• _Material shown_
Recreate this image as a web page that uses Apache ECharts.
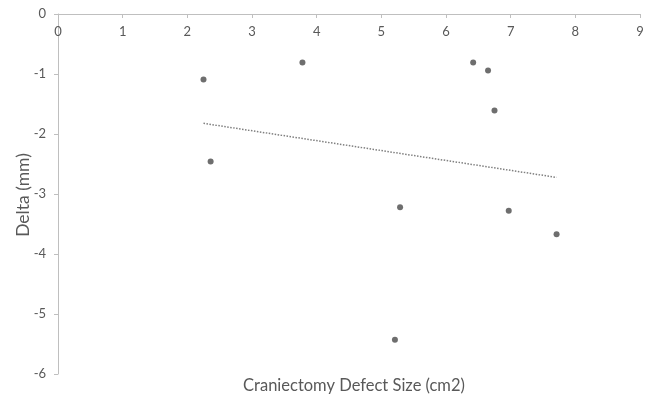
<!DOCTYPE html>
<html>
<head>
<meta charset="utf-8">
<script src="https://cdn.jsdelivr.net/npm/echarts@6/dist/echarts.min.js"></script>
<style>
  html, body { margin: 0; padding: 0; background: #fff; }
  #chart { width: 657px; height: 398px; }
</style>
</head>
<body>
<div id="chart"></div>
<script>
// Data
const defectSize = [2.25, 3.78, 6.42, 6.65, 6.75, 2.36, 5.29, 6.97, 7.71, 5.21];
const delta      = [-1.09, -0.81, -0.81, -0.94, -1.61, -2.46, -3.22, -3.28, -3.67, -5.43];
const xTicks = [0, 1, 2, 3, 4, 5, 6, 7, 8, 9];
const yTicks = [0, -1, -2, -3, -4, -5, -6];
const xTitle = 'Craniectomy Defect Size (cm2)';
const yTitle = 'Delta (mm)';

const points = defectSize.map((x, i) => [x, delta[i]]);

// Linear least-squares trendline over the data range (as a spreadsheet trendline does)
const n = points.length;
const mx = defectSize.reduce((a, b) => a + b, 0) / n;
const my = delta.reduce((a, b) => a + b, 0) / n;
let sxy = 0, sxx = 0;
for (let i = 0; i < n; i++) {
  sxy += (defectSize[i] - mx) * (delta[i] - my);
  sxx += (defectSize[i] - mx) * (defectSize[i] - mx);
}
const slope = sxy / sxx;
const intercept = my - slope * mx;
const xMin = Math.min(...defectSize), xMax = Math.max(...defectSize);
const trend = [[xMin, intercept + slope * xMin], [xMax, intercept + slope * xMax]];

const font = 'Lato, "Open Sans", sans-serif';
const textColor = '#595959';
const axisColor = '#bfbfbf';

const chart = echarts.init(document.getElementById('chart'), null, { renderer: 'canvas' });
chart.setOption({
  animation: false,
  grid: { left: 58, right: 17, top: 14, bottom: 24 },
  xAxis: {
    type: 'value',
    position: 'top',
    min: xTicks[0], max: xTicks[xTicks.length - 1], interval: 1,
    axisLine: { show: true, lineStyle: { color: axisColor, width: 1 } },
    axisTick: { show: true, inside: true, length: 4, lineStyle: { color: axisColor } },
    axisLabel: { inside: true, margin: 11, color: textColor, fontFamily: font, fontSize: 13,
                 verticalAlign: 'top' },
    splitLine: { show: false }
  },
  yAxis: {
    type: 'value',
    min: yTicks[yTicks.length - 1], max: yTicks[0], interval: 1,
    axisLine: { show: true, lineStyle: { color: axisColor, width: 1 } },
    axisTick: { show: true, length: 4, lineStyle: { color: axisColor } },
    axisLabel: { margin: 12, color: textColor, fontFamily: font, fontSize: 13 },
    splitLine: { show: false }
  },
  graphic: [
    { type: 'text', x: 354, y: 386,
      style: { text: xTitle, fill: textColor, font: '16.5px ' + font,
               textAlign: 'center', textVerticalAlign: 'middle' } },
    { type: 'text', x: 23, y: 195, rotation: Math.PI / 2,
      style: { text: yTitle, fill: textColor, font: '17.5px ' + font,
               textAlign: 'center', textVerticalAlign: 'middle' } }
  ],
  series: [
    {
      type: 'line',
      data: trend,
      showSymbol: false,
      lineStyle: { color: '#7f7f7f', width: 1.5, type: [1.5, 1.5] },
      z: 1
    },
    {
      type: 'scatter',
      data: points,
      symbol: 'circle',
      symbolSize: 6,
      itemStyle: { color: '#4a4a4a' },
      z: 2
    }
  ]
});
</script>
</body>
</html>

...

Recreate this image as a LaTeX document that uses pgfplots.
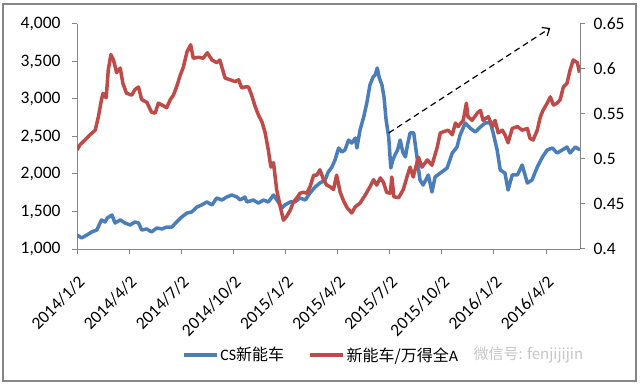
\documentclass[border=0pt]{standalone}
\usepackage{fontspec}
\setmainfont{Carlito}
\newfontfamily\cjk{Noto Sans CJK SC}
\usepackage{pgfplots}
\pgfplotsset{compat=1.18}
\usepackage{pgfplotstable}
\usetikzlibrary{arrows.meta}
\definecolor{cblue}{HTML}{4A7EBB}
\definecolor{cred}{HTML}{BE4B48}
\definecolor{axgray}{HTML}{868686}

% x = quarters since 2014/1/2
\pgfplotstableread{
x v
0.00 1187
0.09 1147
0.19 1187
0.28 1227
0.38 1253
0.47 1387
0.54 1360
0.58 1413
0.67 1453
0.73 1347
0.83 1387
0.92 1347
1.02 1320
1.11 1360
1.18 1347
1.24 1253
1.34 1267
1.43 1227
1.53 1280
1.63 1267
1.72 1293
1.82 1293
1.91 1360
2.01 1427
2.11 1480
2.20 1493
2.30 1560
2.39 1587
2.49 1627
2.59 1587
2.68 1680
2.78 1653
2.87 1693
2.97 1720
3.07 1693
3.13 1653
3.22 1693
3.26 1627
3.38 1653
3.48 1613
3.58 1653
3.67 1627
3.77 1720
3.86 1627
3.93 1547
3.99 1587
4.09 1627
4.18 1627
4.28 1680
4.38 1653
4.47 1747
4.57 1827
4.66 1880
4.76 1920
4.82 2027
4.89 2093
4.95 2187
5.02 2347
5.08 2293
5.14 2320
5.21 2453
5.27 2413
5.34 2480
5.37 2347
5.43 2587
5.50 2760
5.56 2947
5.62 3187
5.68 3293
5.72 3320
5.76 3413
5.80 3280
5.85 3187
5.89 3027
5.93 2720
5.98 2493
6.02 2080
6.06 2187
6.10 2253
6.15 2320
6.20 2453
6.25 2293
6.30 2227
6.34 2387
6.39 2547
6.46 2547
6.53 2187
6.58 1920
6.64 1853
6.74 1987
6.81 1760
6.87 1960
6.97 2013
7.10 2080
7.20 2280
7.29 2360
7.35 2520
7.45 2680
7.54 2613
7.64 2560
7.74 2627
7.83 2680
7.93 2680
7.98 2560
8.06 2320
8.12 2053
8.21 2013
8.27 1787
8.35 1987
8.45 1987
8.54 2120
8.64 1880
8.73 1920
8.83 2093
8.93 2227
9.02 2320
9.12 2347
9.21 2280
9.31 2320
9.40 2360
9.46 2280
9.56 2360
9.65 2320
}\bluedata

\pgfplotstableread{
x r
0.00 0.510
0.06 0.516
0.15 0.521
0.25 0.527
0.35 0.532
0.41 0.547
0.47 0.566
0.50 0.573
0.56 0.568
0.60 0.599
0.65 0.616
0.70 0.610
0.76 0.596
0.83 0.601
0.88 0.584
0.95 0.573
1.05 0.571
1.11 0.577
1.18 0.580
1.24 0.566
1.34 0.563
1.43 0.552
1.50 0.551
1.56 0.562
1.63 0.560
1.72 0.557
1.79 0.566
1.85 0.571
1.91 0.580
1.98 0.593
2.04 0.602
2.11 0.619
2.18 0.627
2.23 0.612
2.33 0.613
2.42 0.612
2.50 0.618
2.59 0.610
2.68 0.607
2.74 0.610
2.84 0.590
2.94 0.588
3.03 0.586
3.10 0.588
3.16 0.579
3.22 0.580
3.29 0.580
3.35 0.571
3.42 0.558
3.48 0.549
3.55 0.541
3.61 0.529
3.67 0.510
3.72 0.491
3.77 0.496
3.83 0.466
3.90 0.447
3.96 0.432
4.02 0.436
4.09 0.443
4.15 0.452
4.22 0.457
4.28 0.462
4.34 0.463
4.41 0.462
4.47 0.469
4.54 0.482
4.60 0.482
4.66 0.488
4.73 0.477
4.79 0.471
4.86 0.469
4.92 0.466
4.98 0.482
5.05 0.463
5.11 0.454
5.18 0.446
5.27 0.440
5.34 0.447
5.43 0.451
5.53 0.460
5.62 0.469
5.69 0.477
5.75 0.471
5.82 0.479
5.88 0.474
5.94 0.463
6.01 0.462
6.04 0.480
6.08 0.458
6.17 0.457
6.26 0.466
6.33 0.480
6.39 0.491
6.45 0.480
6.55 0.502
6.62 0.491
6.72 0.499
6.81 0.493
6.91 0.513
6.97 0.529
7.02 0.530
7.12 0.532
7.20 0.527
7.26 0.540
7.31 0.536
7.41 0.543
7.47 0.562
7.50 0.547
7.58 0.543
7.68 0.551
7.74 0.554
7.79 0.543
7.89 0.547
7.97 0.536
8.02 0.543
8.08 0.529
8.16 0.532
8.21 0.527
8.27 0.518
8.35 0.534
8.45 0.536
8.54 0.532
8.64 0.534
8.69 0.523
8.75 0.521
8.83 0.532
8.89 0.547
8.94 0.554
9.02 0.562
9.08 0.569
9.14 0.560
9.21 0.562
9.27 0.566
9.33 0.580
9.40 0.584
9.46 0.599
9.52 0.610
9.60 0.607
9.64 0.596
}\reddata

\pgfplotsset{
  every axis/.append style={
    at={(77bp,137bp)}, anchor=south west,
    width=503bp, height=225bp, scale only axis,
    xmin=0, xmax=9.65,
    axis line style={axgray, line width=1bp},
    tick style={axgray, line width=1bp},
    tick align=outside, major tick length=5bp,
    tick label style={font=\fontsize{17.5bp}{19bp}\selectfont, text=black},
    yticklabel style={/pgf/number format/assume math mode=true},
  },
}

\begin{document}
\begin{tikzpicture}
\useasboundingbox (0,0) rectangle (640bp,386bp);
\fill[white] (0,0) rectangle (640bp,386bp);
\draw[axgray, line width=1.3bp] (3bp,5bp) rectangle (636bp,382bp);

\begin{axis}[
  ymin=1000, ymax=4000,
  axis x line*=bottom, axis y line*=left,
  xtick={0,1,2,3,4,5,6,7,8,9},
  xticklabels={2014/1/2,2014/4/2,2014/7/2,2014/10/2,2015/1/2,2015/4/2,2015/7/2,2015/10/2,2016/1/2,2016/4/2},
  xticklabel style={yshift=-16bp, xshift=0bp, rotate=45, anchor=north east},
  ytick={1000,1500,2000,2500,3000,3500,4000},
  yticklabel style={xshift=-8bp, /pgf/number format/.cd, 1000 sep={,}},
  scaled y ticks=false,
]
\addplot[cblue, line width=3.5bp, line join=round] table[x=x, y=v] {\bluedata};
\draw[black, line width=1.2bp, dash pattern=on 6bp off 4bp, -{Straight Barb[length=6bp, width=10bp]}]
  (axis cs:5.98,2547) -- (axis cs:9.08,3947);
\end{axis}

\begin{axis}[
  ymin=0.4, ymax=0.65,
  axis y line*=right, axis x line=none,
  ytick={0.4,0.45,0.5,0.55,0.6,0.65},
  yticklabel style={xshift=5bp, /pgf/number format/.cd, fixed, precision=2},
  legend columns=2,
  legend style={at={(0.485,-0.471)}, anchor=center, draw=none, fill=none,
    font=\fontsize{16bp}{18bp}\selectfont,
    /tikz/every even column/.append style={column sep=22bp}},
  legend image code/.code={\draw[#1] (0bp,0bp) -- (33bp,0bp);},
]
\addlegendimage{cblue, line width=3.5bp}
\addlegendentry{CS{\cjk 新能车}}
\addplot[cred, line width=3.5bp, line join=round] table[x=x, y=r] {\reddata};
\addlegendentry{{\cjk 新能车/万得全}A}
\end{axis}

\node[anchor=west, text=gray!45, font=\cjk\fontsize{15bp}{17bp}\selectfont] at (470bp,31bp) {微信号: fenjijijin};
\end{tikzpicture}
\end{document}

• _Requirement_
With the pictures removed from your copy, retype the lines above from the one that contains "Recreate this image as a web" through the one that contains "const axisColor = '#bfbfbf';", exactly.

• _Result below_
Recreate this image as a web page that uses Apache ECharts.
<!DOCTYPE html>
<html>
<head>
<meta charset="utf-8">
<script src="https://cdn.jsdelivr.net/npm/echarts@6/dist/echarts.min.js"></script>
<style>
  html, body { margin: 0; padding: 0; background: #fff; }
  #chart { width: 657px; height: 398px; }
</style>
</head>
<body>
<div id="chart"></div>
<script>
// Data
const defectSize = [2.25, 3.78, 6.42, 6.65, 6.75, 2.36, 5.29, 6.97, 7.71, 5.21];
const delta      = [-1.09, -0.81, -0.81, -0.94, -1.61, -2.46, -3.22, -3.28, -3.67, -5.43];
const xTicks = [0, 1, 2, 3, 4, 5, 6, 7, 8, 9];
const yTicks = [0, -1, -2, -3, -4, -5, -6];
const xTitle = 'Craniectomy Defect Size (cm2)';
const yTitle = 'Delta (mm)';

const points = defectSize.map((x, i) => [x, delta[i]]);

// Linear least-squares trendline over the data range (as a spreadsheet trendline does)
const n = points.length;
const mx = defectSize.reduce((a, b) => a + b, 0) / n;
const my = delta.reduce((a, b) => a + b, 0) / n;
let sxy = 0, sxx = 0;
for (let i = 0; i < n; i++) {
  sxy += (defectSize[i] - mx) * (delta[i] - my);
  sxx += (defectSize[i] - mx) * (defectSize[i] - mx);
}
const slope = sxy / sxx;
const intercept = my - slope * mx;
const xMin = Math.min(...defectSize), xMax = Math.max(...defectSize);
const trend = [[xMin, intercept + slope * xMin], [xMax, intercept + slope * xMax]];

const font = 'Lato, "Open Sans", sans-serif';
const textColor = '#595959';
const axisColor = '#bfbfbf';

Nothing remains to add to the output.